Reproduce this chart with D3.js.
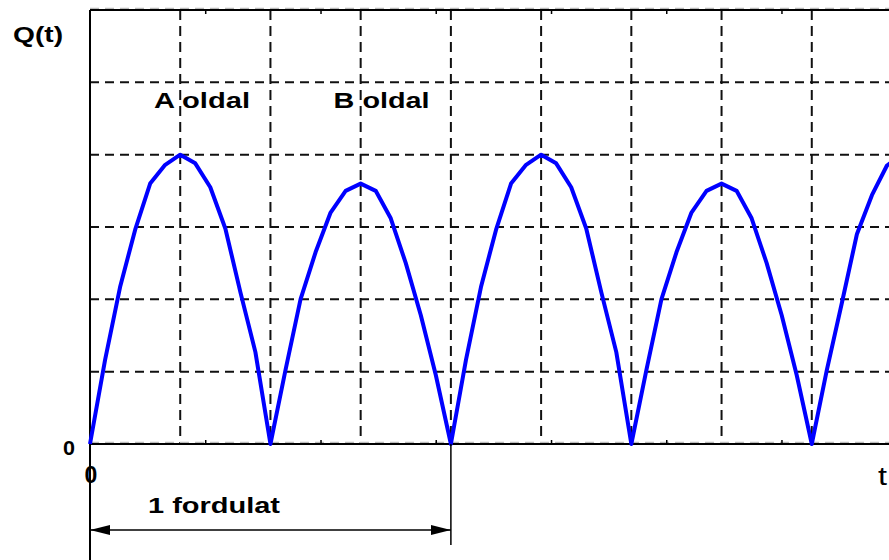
<!DOCTYPE html>
<html>
<head>
<meta charset="utf-8">
<script src="https://cdn.jsdelivr.net/npm/d3@7"></script>
<style>
	body { margin: 0; background: #fff; overflow: hidden; }
	svg { display: block; }
	text { font-family: 'Liberation Sans', Arial, sans-serif; fill: #000; }
</style>
</head>
<body>
<script>

// Q(t) values, one sample every 1/6 grid unit
var samplesPerUnit = 6;
var qValues = [
	0, 1.16, 2.17, 2.96, 3.6, 3.86, 4.0, 3.88, 3.55, 2.98, 2.1, 1.27,   // A oldal
	0, 1.02, 2.0, 2.65, 3.2, 3.5, 3.6, 3.5, 3.12, 2.5, 1.78, 0.95,      // B oldal
	0, 1.16, 2.17, 2.96, 3.6, 3.86, 4.0, 3.88, 3.55, 2.98, 2.1, 1.27,   // A oldal
	0, 1.02, 2.0, 2.65, 3.2, 3.5, 3.6, 3.5, 3.12, 2.5, 1.78, 0.95,      // B oldal
	0, 1.02, 1.95, 2.9, 3.44, 3.85, 4.0
];

var gridX = [1, 2, 3, 4, 5, 6, 7, 8, 9];
var gridY = [1, 2, 3, 4, 5];
var axisTicks = [1.277, 2.555, 3.832, 5.11, 6.387, 7.664];
var sideLabels = [
	{ text: 'A oldal', t: 0.71 },
	{ text: 'B oldal', t: 2.7 }
];
var revolution = [0, 4];


var width = 889,
	height = 560;

var x = d3.scaleLinear().domain([0, 9]).range([90, 902]),
	y = d3.scaleLinear().domain([0, 6]).range([444, 10]);

var svg = d3.select('body').append('svg')
	.attr('width', width)
	.attr('height', height);

var defs = svg.append('defs');
defs.append('marker')
	.attr('id', 'arrow')
	.attr('viewBox', '0 0 20 10')
	.attr('refX', 20)
	.attr('refY', 5)
	.attr('markerWidth', 20)
	.attr('markerHeight', 10)
	.attr('markerUnits', 'userSpaceOnUse')
	.attr('orient', 'auto-start-reverse')
	.append('path')
		.attr('d', 'M0,0 L20,5 L0,10 Z')
		.style('fill', '#000');


// dashed grid
svg.append('g')
	.selectAll('line')
	.data(gridX)
	.enter().append('line')
		.attr('x1', function(d) { return x(d); })
		.attr('x2', function(d) { return x(d); })
		.attr('y1', y(6))
		.attr('y2', y(0))
		.style('stroke', '#111')
		.style('stroke-width', 2)
		.style('stroke-dasharray', '10,6');

svg.append('g')
	.selectAll('line')
	.data(gridY)
	.enter().append('line')
		.attr('x1', x(0))
		.attr('x2', width)
		.attr('y1', function(d) { return y(d); })
		.attr('y2', function(d) { return y(d); })
		.style('stroke', '#111')
		.style('stroke-width', 2)
		.style('stroke-dasharray', '9,6');

// faint dashes riding on the frame lines
[0, 6].forEach(function(v) {
	svg.append('line')
		.attr('x1', x(0))
		.attr('x2', width)
		.attr('y1', y(v) - 1.5)
		.attr('y2', y(v) - 1.5)
		.style('stroke', '#bbb')
		.style('stroke-width', 1.5)
		.style('stroke-dasharray', '9,6');
});


// frame: bottom and top axis
svg.append('g')
	.attr('transform', 'translate(0,' + y(0) + ')')
	.call(d3.axisTop(x).tickValues(axisTicks).tickSize(4).tickFormat(''))
	.call(function(g) {
		g.select('.domain').remove();
		g.selectAll('line').style('stroke', '#000').style('stroke-width', 1.5);
	});

svg.append('g')
	.attr('transform', 'translate(0,' + y(6) + ')')
	.call(d3.axisBottom(x).tickValues(axisTicks).tickSize(4).tickFormat(''))
	.call(function(g) {
		g.select('.domain').remove();
		g.selectAll('line').style('stroke', '#000').style('stroke-width', 1.5);
	});

[0, 6].forEach(function(v) {
	svg.append('line')
		.attr('x1', x(0))
		.attr('x2', width)
		.attr('y1', y(v))
		.attr('y2', y(v))
		.style('stroke', '#000')
		.style('stroke-width', 2);
});

svg.append('line')
	.attr('x1', x(0))
	.attr('x2', x(0))
	.attr('y1', y(6))
	.attr('y2', height)
	.style('stroke', '#000')
	.style('stroke-width', 2);


// the curve
var line = d3.line()
	.x(function(d, i) { return x(i / samplesPerUnit); })
	.y(function(d) { return y(d); });

svg.append('path')
	.datum(qValues)
	.attr('d', line)
	.style('fill', 'none')
	.style('stroke', '#0000ff')
	.style('stroke-width', 4)
	.style('stroke-linejoin', 'round');


// labels
svg.append('text')
	.attr('x', 13)
	.attr('y', 42)
	.attr('textLength', 50)
	.attr('lengthAdjust', 'spacingAndGlyphs')
	.style('font-size', '22px')
	.style('font-weight', 'bold')
	.text('Q(t)');

svg.selectAll('.side')
	.data(sideLabels)
	.enter().append('text')
		.attr('class', 'side')
		.attr('x', function(d) { return x(d.t); })
		.attr('y', 108)
		.attr('textLength', 96)
		.attr('lengthAdjust', 'spacingAndGlyphs')
		.style('font-size', '22px')
		.style('font-weight', 'bold')
		.text(function(d) { return d.text; });

svg.append('text')
	.attr('x', 75)
	.attr('y', y(0) + 11)
	.attr('text-anchor', 'end')
	.attr('textLength', 12)
	.attr('lengthAdjust', 'spacingAndGlyphs')
	.style('font-size', '21px')
	.style('font-weight', 'bold')
	.text('0');

svg.append('text')
	.attr('x', x(0) + 1)
	.attr('y', y(0) + 39)
	.attr('text-anchor', 'middle')
	.style('font-size', '23px')
	.style('font-weight', 'bold')
	.text('0');

svg.append('text')
	.attr('x', 878)
	.attr('y', y(0) + 41)
	.attr('textLength', 9)
	.attr('lengthAdjust', 'spacingAndGlyphs')
	.style('font-size', '26px')
	.text('t');


// one revolution dimension
svg.append('line')
	.attr('x1', x(revolution[1]))
	.attr('x2', x(revolution[1]))
	.attr('y1', y(0))
	.attr('y2', 545)
	.style('stroke', '#000')
	.style('stroke-width', 1.5);

svg.append('line')
	.attr('x1', x(revolution[0]))
	.attr('x2', x(revolution[1]))
	.attr('y1', 530)
	.attr('y2', 530)
	.attr('marker-start', 'url(#arrow)')
	.attr('marker-end', 'url(#arrow)')
	.style('stroke', '#000')
	.style('stroke-width', 1.5);

svg.append('text')
	.attr('x', 148)
	.attr('y', 513)
	.attr('textLength', 132)
	.attr('lengthAdjust', 'spacingAndGlyphs')
	.style('font-size', '22px')
	.style('font-weight', 'bold')
	.text('1 fordulat');

</script>
</body>
</html>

§ §

#### [PROBLEM DESCRIPTION]
The data above needs to be retyped exactly, with the images left out.

#### [SOLUTION FOR THIS EXERCISE]
Reproduce this chart with D3.js.
<!DOCTYPE html>
<html>
<head>
<meta charset="utf-8">
<script src="https://cdn.jsdelivr.net/npm/d3@7"></script>
<style>
	body { margin: 0; background: #fff; overflow: hidden; }
	svg { display: block; }
	text { font-family: 'Liberation Sans', Arial, sans-serif; fill: #000; }
</style>
</head>
<body>
<script>

// Q(t) values, one sample every 1/6 grid unit
var samplesPerUnit = 6;
var qValues = [
	0, 1.16, 2.17, 2.96, 3.6, 3.86, 4.0, 3.88, 3.55, 2.98, 2.1, 1.27,   // A oldal
	0, 1.02, 2.0, 2.65, 3.2, 3.5, 3.6, 3.5, 3.12, 2.5, 1.78, 0.95,      // B oldal
	0, 1.16, 2.17, 2.96, 3.6, 3.86, 4.0, 3.88, 3.55, 2.98, 2.1, 1.27,   // A oldal
	0, 1.02, 2.0, 2.65, 3.2, 3.5, 3.6, 3.5, 3.12, 2.5, 1.78, 0.95,      // B oldal
	0, 1.02, 1.95, 2.9, 3.44, 3.85, 4.0
];

var gridX = [1, 2, 3, 4, 5, 6, 7, 8, 9];
var gridY = [1, 2, 3, 4, 5];
var axisTicks = [1.277, 2.555, 3.832, 5.11, 6.387, 7.664];
var sideLabels = [
	{ text: 'A oldal', t: 0.71 },
	{ text: 'B oldal', t: 2.7 }
];
var revolution = [0, 4];


var width = 889,
	height = 560;

var x = d3.scaleLinear().domain([0, 9]).range([90, 902]),
	y = d3.scaleLinear().domain([0, 6]).range([444, 10]);

var svg = d3.select('body').append('svg')
	.attr('width', width)
	.attr('height', height);

var defs = svg.append('defs');
defs.append('marker')
	.attr('id', 'arrow')
	.attr('viewBox', '0 0 20 10')
	.attr('refX', 20)
	.attr('refY', 5)
	.attr('markerWidth', 20)
	.attr('markerHeight', 10)
	.attr('markerUnits', 'userSpaceOnUse')
	.attr('orient', 'auto-start-reverse')
	.append('path')
		.attr('d', 'M0,0 L20,5 L0,10 Z')
		.style('fill', '#000');


// dashed grid
svg.append('g')
	.selectAll('line')
	.data(gridX)
	.enter().append('line')
		.attr('x1', function(d) { return x(d); })
		.attr('x2', function(d) { return x(d); })
		.attr('y1', y(6))
		.attr('y2', y(0))
		.style('stroke', '#111')
		.style('stroke-width', 2)
		.style('stroke-dasharray', '10,6');

svg.append('g')
	.selectAll('line')
	.data(gridY)
	.enter().append('line')
		.attr('x1', x(0))
		.attr('x2', width)
		.attr('y1', function(d) { return y(d); })
		.attr('y2', function(d) { return y(d); })
		.style('stroke', '#111')
		.style('stroke-width', 2)
		.style('stroke-dasharray', '9,6');

// faint dashes riding on the frame lines
[0, 6].forEach(function(v) {
	svg.append('line')
		.attr('x1', x(0))
		.attr('x2', width)
		.attr('y1', y(v) - 1.5)
		.attr('y2', y(v) - 1.5)
		.style('stroke', '#bbb')
		.style('stroke-width', 1.5)
		.style('stroke-dasharray', '9,6');
});


// frame: bottom and top axis
svg.append('g')
	.attr('transform', 'translate(0,' + y(0) + ')')
	.call(d3.axisTop(x).tickValues(axisTicks).tickSize(4).tickFormat(''))
	.call(function(g) {
		g.select('.domain').remove();
		g.selectAll('line').style('stroke', '#000').style('stroke-width', 1.5);
	});

svg.append('g')
	.attr('transform', 'translate(0,' + y(6) + ')')
	.call(d3.axisBottom(x).tickValues(axisTicks).tickSize(4).tickFormat(''))
	.call(function(g) {
		g.select('.domain').remove();
		g.selectAll('line').style('stroke', '#000').style('stroke-width', 1.5);
	});

[0, 6].forEach(function(v) {
	svg.append('line')
		.attr('x1', x(0))
		.attr('x2', width)
		.attr('y1', y(v))
		.attr('y2', y(v))
		.style('stroke', '#000')
		.style('stroke-width', 2);
});

svg.append('line')
	.attr('x1', x(0))
	.attr('x2', x(0))
	.attr('y1', y(6))
	.attr('y2', height)
	.style('stroke', '#000')
	.style('stroke-width', 2);


// the curve
var line = d3.line()
	.x(function(d, i) { return x(i / samplesPerUnit); })
	.y(function(d) { return y(d); });

svg.append('path')
	.datum(qValues)
	.attr('d', line)
	.style('fill', 'none')
	.style('stroke', '#0000ff')
	.style('stroke-width', 4)
	.style('stroke-linejoin', 'round');


// labels
svg.append('text')
	.attr('x', 13)
	.attr('y', 42)
	.attr('textLength', 50)
	.attr('lengthAdjust', 'spacingAndGlyphs')
	.style('font-size', '22px')
	.style('font-weight', 'bold')
	.text('Q(t)');

svg.selectAll('.side')
	.data(sideLabels)
	.enter().append('text')
		.attr('class', 'side')
		.attr('x', function(d) { return x(d.t); })
		.attr('y', 108)
		.attr('textLength', 96)
		.attr('lengthAdjust', 'spacingAndGlyphs')
		.style('font-size', '22px')
		.style('font-weight', 'bold')
		.text(function(d) { return d.text; });

svg.append('text')
	.attr('x', 75)
	.attr('y', y(0) + 11)
	.attr('text-anchor', 'end')
	.attr('textLength', 12)
	.attr('lengthAdjust', 'spacingAndGlyphs')
	.style('font-size', '21px')
	.style('font-weight', 'bold')
	.text('0');

svg.append('text')
	.attr('x', x(0) + 1)
	.attr('y', y(0) + 39)
	.attr('text-anchor', 'middle')
	.style('font-size', '23px')
	.style('font-weight', 'bold')
	.text('0');

svg.append('text')
	.attr('x', 878)
	.attr('y', y(0) + 41)
	.attr('textLength', 9)
	.attr('lengthAdjust', 'spacingAndGlyphs')
	.style('font-size', '26px')
	.text('t');


// one revolution dimension
svg.append('line')
	.attr('x1', x(revolution[1]))
	.attr('x2', x(revolution[1]))
	.attr('y1', y(0))
	.attr('y2', 545)
	.style('stroke', '#000')
	.style('stroke-width', 1.5);

svg.append('line')
	.attr('x1', x(revolution[0]))
	.attr('x2', x(revolution[1]))
	.attr('y1', 530)
	.attr('y2', 530)
	.attr('marker-start', 'url(#arrow)')
	.attr('marker-end', 'url(#arrow)')
	.style('stroke', '#000')
	.style('stroke-width', 1.5);

svg.append('text')
	.attr('x', 148)
	.attr('y', 513)
	.attr('textLength', 132)
	.attr('lengthAdjust', 'spacingAndGlyphs')
	.style('font-size', '22px')
	.style('font-weight', 'bold')
	.text('1 fordulat');

</script>
</body>
</html>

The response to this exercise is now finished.